What's not clear is what benefit is obtained by the measure. The Associated Press quotes one of the measure's proponents.

Kathy McKee, who led the push to get the proposition on the ballot, said voter fraud, including by illegal immigrants, continues to be a problem in Arizona. "For people to conclude there is no problem is just shallow logic," McKee said.

One person employing shallow logic is Karen Osborne.

But Karen Osborne, elections director for Maricopa County, where nearly 60 percent of Arizona's voters live, said voter fraud is rare, and even rarer among illegal immigrants.

"That just does not seem to be an issue," Osborne said of the claim that illegal immigrants are voting. "They did not want to come out of the shadows. They don't want to be involved with the government."

Osborne's anecdotal experience is backed by data. Since 2000, there have been 400 cases of fraudulent registration among the millions of registered voters nationwide. Nor would any concerns among Republicans be warranted in Arizona: the state has two Republican senators, four of its nine House members are Republican, and Republicans control both sides of the state legislature.
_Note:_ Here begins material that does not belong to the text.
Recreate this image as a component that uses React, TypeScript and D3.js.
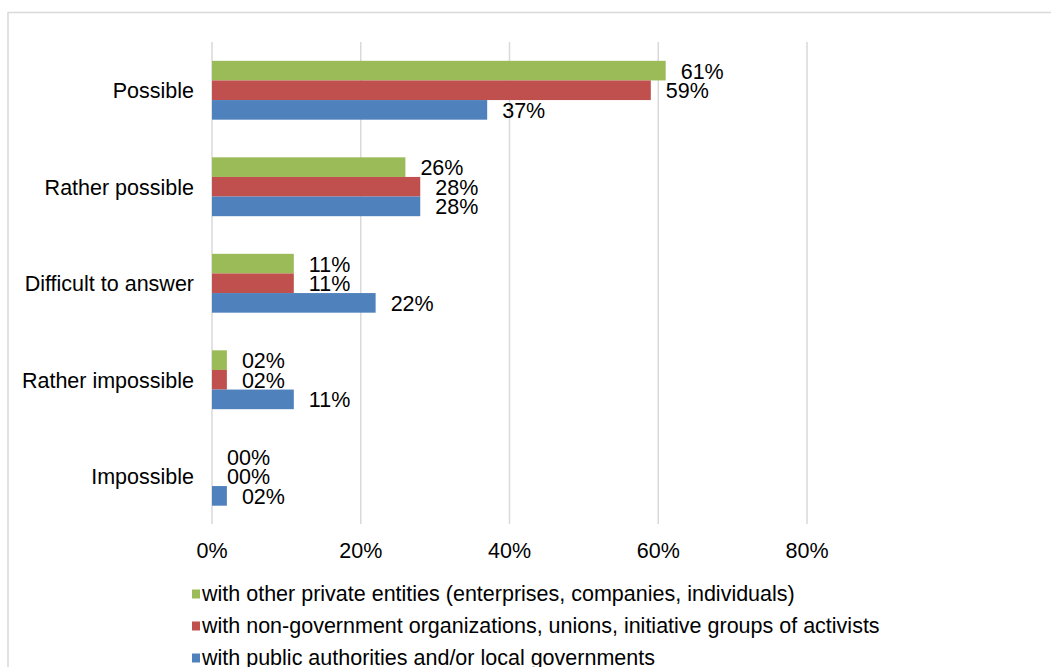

The effect of the Latino voting bloc may be seen most clearly next year, however, when the state's staunchly anti-immigration governor Jan Brewer is up for reelection. A poll taken last February suggested that 60 percent of Latinos held an unfavorable opinion of Brewer, compared to 50 percent approval among white voters. If it's close race next year, Brewer's reelection may come down to how many Latinos go to the polls. Which may come down to the Supreme Court.